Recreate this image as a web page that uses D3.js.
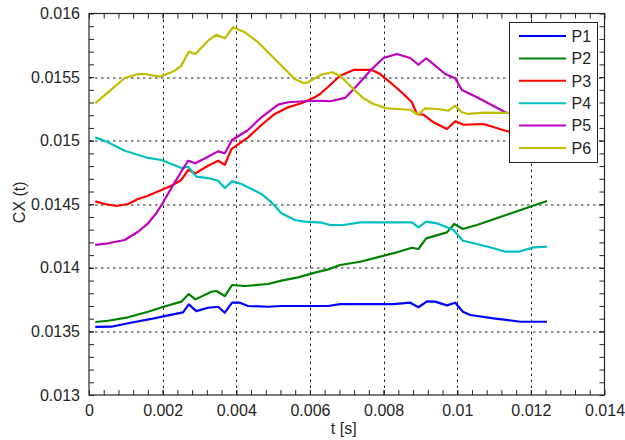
<!DOCTYPE html>
<html>
<head>
<meta charset="utf-8">
<script src="https://cdn.jsdelivr.net/npm/d3@7"></script>
<style>
  html, body { margin: 0; padding: 0; background: #fff; }
  svg { display: block; font-family: "Liberation Sans", Arial, sans-serif; }
</style>
</head>
<body>
<svg id="chart" width="625" height="440"></svg>
<script>
// Pressure-coefficient traces CX(t) at six probes P1..P6
const seriesNames = ["P1", "P2", "P3", "P4", "P5", "P6"];
const seriesColors = ["#0000ff", "#008000", "#ff0000", "#00bfbf", "#bf00bf", "#bfbf00"];

const tP1 = [0.000171, 0.000606, 0.001060, 0.001693, 0.001984, 0.002554, 0.002709, 0.002916, 0.003234, 0.003505, 0.003688, 0.003886, 0.004095, 0.004321, 0.004864, 0.005226, 0.006495, 0.006821, 0.008269, 0.008723, 0.008948, 0.009177, 0.009402, 0.009720, 0.009946, 0.010155, 0.010353, 0.010986, 0.011712, 0.012438];
const vP1 = [0.013535, 0.013537, 0.013564, 0.013598, 0.013616, 0.013650, 0.013713, 0.013660, 0.013686, 0.013694, 0.013647, 0.013726, 0.013726, 0.013700, 0.013694, 0.013700, 0.013700, 0.013715, 0.013715, 0.013726, 0.013690, 0.013737, 0.013734, 0.013705, 0.013726, 0.013655, 0.013629, 0.013603, 0.013576, 0.013576];

const tP2 = [0.000171, 0.000516, 0.001060, 0.001603, 0.001984, 0.002508, 0.002709, 0.002889, 0.003323, 0.003459, 0.003688, 0.003886, 0.004231, 0.004864, 0.005226, 0.005679, 0.006133, 0.006495, 0.006821, 0.007364, 0.007908, 0.008361, 0.008769, 0.008948, 0.009158, 0.009720, 0.009918, 0.010155, 0.010535, 0.012438];
const vP2 = [0.013574, 0.013584, 0.013611, 0.013655, 0.013690, 0.013734, 0.013794, 0.013752, 0.013812, 0.013818, 0.013778, 0.013865, 0.013857, 0.013873, 0.013899, 0.013925, 0.013962, 0.013988, 0.014022, 0.014048, 0.014088, 0.014122, 0.014158, 0.014148, 0.014232, 0.014279, 0.014345, 0.014305, 0.014337, 0.014526];

const tP3 = [0.000171, 0.000427, 0.000742, 0.001060, 0.001332, 0.001603, 0.001965, 0.002236, 0.002508, 0.002690, 0.002889, 0.003234, 0.003505, 0.003688, 0.003867, 0.004321, 0.004682, 0.005046, 0.005408, 0.005769, 0.006133, 0.006277, 0.006495, 0.006821, 0.007182, 0.007682, 0.007908, 0.008179, 0.008541, 0.008769, 0.008905, 0.009084, 0.009356, 0.009720, 0.009946, 0.010171, 0.010715, 0.011351, 0.012438];
const vP3 = [0.014523, 0.014502, 0.014486, 0.014502, 0.014541, 0.014567, 0.014612, 0.014646, 0.014691, 0.014769, 0.014743, 0.014803, 0.014842, 0.014811, 0.014934, 0.015026, 0.015123, 0.015210, 0.015262, 0.015294, 0.015341, 0.015367, 0.015424, 0.015511, 0.015556, 0.015556, 0.015524, 0.015459, 0.015367, 0.015302, 0.015210, 0.015204, 0.015144, 0.015092, 0.015152, 0.015125, 0.015131, 0.015074, 0.015052];

const tP4 = [0.000171, 0.000516, 0.000970, 0.001603, 0.001965, 0.002236, 0.002508, 0.002690, 0.002916, 0.003234, 0.003505, 0.003688, 0.003886, 0.004139, 0.004682, 0.004954, 0.005226, 0.005590, 0.005861, 0.006312, 0.006549, 0.006910, 0.007364, 0.008769, 0.008948, 0.009158, 0.009448, 0.009899, 0.010155, 0.010535, 0.010986, 0.011304, 0.011666, 0.012073, 0.012438];
const vP4 = [0.015026, 0.014987, 0.014921, 0.014864, 0.014848, 0.014816, 0.014785, 0.014795, 0.014717, 0.014706, 0.014685, 0.014628, 0.014680, 0.014659, 0.014581, 0.014515, 0.014429, 0.014376, 0.014363, 0.014355, 0.014337, 0.014337, 0.014358, 0.014358, 0.014319, 0.014363, 0.014350, 0.014297, 0.014213, 0.014187, 0.014154, 0.014127, 0.014127, 0.014161, 0.014166];

const tP5 = [0.000171, 0.000516, 0.000970, 0.001332, 0.001603, 0.001829, 0.002011, 0.002329, 0.002690, 0.002889, 0.003234, 0.003505, 0.003688, 0.003886, 0.004321, 0.004682, 0.005136, 0.005408, 0.005861, 0.006312, 0.006549, 0.006957, 0.007274, 0.007636, 0.007997, 0.008361, 0.008723, 0.008948, 0.009158, 0.009402, 0.009674, 0.009946, 0.010128, 0.010535, 0.011304, 0.012438];
const vP5 = [0.014180, 0.014193, 0.014219, 0.014284, 0.014350, 0.014429, 0.014514, 0.014673, 0.014842, 0.014822, 0.014874, 0.014916, 0.014901, 0.015005, 0.015084, 0.015184, 0.015283, 0.015302, 0.015310, 0.015314, 0.015310, 0.015336, 0.015432, 0.015550, 0.015650, 0.015682, 0.015650, 0.015597, 0.015648, 0.015590, 0.015524, 0.015490, 0.015398, 0.015341, 0.015223, 0.015131];

const tP6 = [0.000171, 0.000516, 0.000970, 0.001332, 0.001514, 0.001921, 0.002057, 0.002329, 0.002508, 0.002709, 0.002889, 0.003234, 0.003459, 0.003688, 0.003913, 0.004231, 0.004592, 0.005046, 0.005590, 0.005815, 0.005951, 0.006312, 0.006595, 0.006821, 0.007182, 0.007454, 0.007726, 0.008090, 0.008723, 0.008932, 0.009130, 0.009448, 0.009764, 0.009946, 0.010128, 0.010307, 0.010715, 0.011351, 0.012438];
const vP6 = [0.015294, 0.015380, 0.015493, 0.015524, 0.015524, 0.015503, 0.015516, 0.015550, 0.015590, 0.015700, 0.015682, 0.015786, 0.015833, 0.015805, 0.015892, 0.015852, 0.015774, 0.015642, 0.015485, 0.015453, 0.015459, 0.015519, 0.015538, 0.015511, 0.015406, 0.015333, 0.015288, 0.015254, 0.015243, 0.015204, 0.015254, 0.015249, 0.015236, 0.015275, 0.015223, 0.015210, 0.015220, 0.015218, 0.015218];

const xTicks = [0, 0.002, 0.004, 0.006, 0.008, 0.01, 0.012, 0.014];
const yTicks = [0.013, 0.0135, 0.014, 0.0145, 0.015, 0.0155, 0.016];
const xLabel = "t [s]";
const yLabel = "CX (t)";

const seriesT = [tP1, tP2, tP3, tP4, tP5, tP6];
const seriesV = [vP1, vP2, vP3, vP4, vP5, vP6];

const W = 625, H = 440;
const margin = { left: 89, top: 13.5, right: 20.5, bottom: 45 };
const iw = W - margin.left - margin.right;
const ih = H - margin.top - margin.bottom;
const axisColor = "#262626";
const fontSize = "16px";

const svg = d3.select("#chart");
const g = svg.append("g").attr("transform", `translate(${margin.left},${margin.top})`);

const x = d3.scaleLinear().domain([0, 0.014]).range([0, iw]);
const y = d3.scaleLinear().domain([0.013, 0.016]).range([ih, 0]);

// dotted grid at the major ticks
g.append("g").selectAll("line").data(xTicks.slice(1, -1)).join("line")
  .attr("x1", d => Math.round(x(d)) + 0.5).attr("x2", d => Math.round(x(d)) + 0.5)
  .attr("y1", 0).attr("y2", ih)
  .attr("stroke", "#222").attr("stroke-width", 1).attr("stroke-dasharray", "2.5,3.5");
g.append("g").selectAll("line").data(yTicks.slice(1, -1)).join("line")
  .attr("y1", d => Math.round(y(d)) + 0.5).attr("y2", d => Math.round(y(d)) + 0.5)
  .attr("x1", 0).attr("x2", iw)
  .attr("stroke", "#222").attr("stroke-width", 1).attr("stroke-dasharray", "2.5,3.5");

// data lines
svg.append("defs").append("clipPath").attr("id", "plotClip")
  .append("rect").attr("width", iw).attr("height", ih);
const lineGen = d3.line().x(d => x(d[0])).y(d => y(d[1]));
const lines = g.append("g").attr("clip-path", "url(#plotClip)");
seriesNames.forEach((name, i) => {
  const pts = seriesT[i].map((t, k) => [t, seriesV[i][k]]);
  lines.append("path").datum(pts)
    .attr("d", lineGen)
    .attr("fill", "none")
    .attr("stroke", seriesColors[i])
    .attr("stroke-width", 2.2)
    .attr("stroke-linejoin", "round");
});

// inward ticks on all four sides, major plus minor
const xMinor = d3.range(0, 0.01401, 0.0004).filter(v => v > 0 && v < 0.014);
const yMinor = d3.range(0.013, 0.01601, 0.0001).filter(v => v > 0.01301 && v < 0.01599);
const tickLen = 5;

const axB = d3.axisBottom(x).tickValues(xTicks).tickSize(-tickLen).tickPadding(10).tickFormat(d3.format("~g"));
const axT = d3.axisTop(x).tickValues(xTicks).tickSize(-tickLen).tickFormat("");
const axL = d3.axisLeft(y).tickValues(yTicks).tickSize(-tickLen).tickPadding(9).tickFormat(d3.format("~g"));
const axR = d3.axisRight(y).tickValues(yTicks).tickSize(-tickLen).tickFormat("");
const mB = d3.axisBottom(x).tickValues(xMinor).tickSize(-tickLen).tickFormat("");
const mT = d3.axisTop(x).tickValues(xMinor).tickSize(-tickLen).tickFormat("");
const mL = d3.axisLeft(y).tickValues(yMinor).tickSize(-tickLen).tickFormat("");
const mR = d3.axisRight(y).tickValues(yMinor).tickSize(-tickLen).tickFormat("");

function place(axis, tx, ty) {
  const a = g.append("g").attr("transform", `translate(${tx},${ty})`).call(axis);
  a.select(".domain").remove();
  a.selectAll("line").attr("stroke", axisColor);
  a.selectAll("text").attr("fill", axisColor).style("font-size", fontSize)
    .style("font-family", '"Liberation Sans", Arial, sans-serif');
  return a;
}
place(mB, 0, ih); place(mT, 0, 0); place(mL, 0, 0); place(mR, iw, 0);
place(axB, 0, ih); place(axT, 0, 0); place(axL, 0, 0); place(axR, iw, 0);

// plot box
g.append("rect").attr("x", 0).attr("y", 0).attr("width", iw).attr("height", ih)
  .attr("fill", "none").attr("stroke", axisColor).attr("stroke-width", 1.2);

// axis titles
svg.append("text").attr("x", margin.left + iw / 2 - 3).attr("y", 434)
  .attr("text-anchor", "middle").attr("fill", axisColor).style("font-size", fontSize).text(xLabel);
svg.append("text").attr("transform", `translate(25,${margin.top + ih / 2 - 2}) rotate(-90)`)
  .attr("text-anchor", "middle").attr("fill", axisColor).style("font-size", fontSize).text(yLabel);

// legend
const lg = svg.append("g").attr("transform", "translate(509.5,22.5)");
lg.append("rect").attr("width", 88).attr("height", 140)
  .attr("fill", "#fff").attr("stroke", axisColor).attr("stroke-width", 1);
seriesNames.forEach((name, i) => {
  const ry = 13.5 + i * 22.4;
  lg.append("line").attr("x1", 9.5).attr("x2", 56.5).attr("y1", ry).attr("y2", ry)
    .attr("stroke", seriesColors[i]).attr("stroke-width", 2);
  lg.append("text").attr("x", 62).attr("y", ry).attr("dy", "0.36em")
    .attr("fill", axisColor).style("font-size", fontSize).text(name);
});
</script>
</body>
</html>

**TASK GOAL:** Starting at the top of the listing above, please restate word for word each line up to and including the one that holds "0.014305, 0.014337, 0.014526];", omitting every image.

**COMPLETED TASK:**
Recreate this image as a web page that uses D3.js.
<!DOCTYPE html>
<html>
<head>
<meta charset="utf-8">
<script src="https://cdn.jsdelivr.net/npm/d3@7"></script>
<style>
  html, body { margin: 0; padding: 0; background: #fff; }
  svg { display: block; font-family: "Liberation Sans", Arial, sans-serif; }
</style>
</head>
<body>
<svg id="chart" width="625" height="440"></svg>
<script>
// Pressure-coefficient traces CX(t) at six probes P1..P6
const seriesNames = ["P1", "P2", "P3", "P4", "P5", "P6"];
const seriesColors = ["#0000ff", "#008000", "#ff0000", "#00bfbf", "#bf00bf", "#bfbf00"];

const tP1 = [0.000171, 0.000606, 0.001060, 0.001693, 0.001984, 0.002554, 0.002709, 0.002916, 0.003234, 0.003505, 0.003688, 0.003886, 0.004095, 0.004321, 0.004864, 0.005226, 0.006495, 0.006821, 0.008269, 0.008723, 0.008948, 0.009177, 0.009402, 0.009720, 0.009946, 0.010155, 0.010353, 0.010986, 0.011712, 0.012438];
const vP1 = [0.013535, 0.013537, 0.013564, 0.013598, 0.013616, 0.013650, 0.013713, 0.013660, 0.013686, 0.013694, 0.013647, 0.013726, 0.013726, 0.013700, 0.013694, 0.013700, 0.013700, 0.013715, 0.013715, 0.013726, 0.013690, 0.013737, 0.013734, 0.013705, 0.013726, 0.013655, 0.013629, 0.013603, 0.013576, 0.013576];

const tP2 = [0.000171, 0.000516, 0.001060, 0.001603, 0.001984, 0.002508, 0.002709, 0.002889, 0.003323, 0.003459, 0.003688, 0.003886, 0.004231, 0.004864, 0.005226, 0.005679, 0.006133, 0.006495, 0.006821, 0.007364, 0.007908, 0.008361, 0.008769, 0.008948, 0.009158, 0.009720, 0.009918, 0.010155, 0.010535, 0.012438];
const vP2 = [0.013574, 0.013584, 0.013611, 0.013655, 0.013690, 0.013734, 0.013794, 0.013752, 0.013812, 0.013818, 0.013778, 0.013865, 0.013857, 0.013873, 0.013899, 0.013925, 0.013962, 0.013988, 0.014022, 0.014048, 0.014088, 0.014122, 0.014158, 0.014148, 0.014232, 0.014279, 0.014345, 0.014305, 0.014337, 0.014526];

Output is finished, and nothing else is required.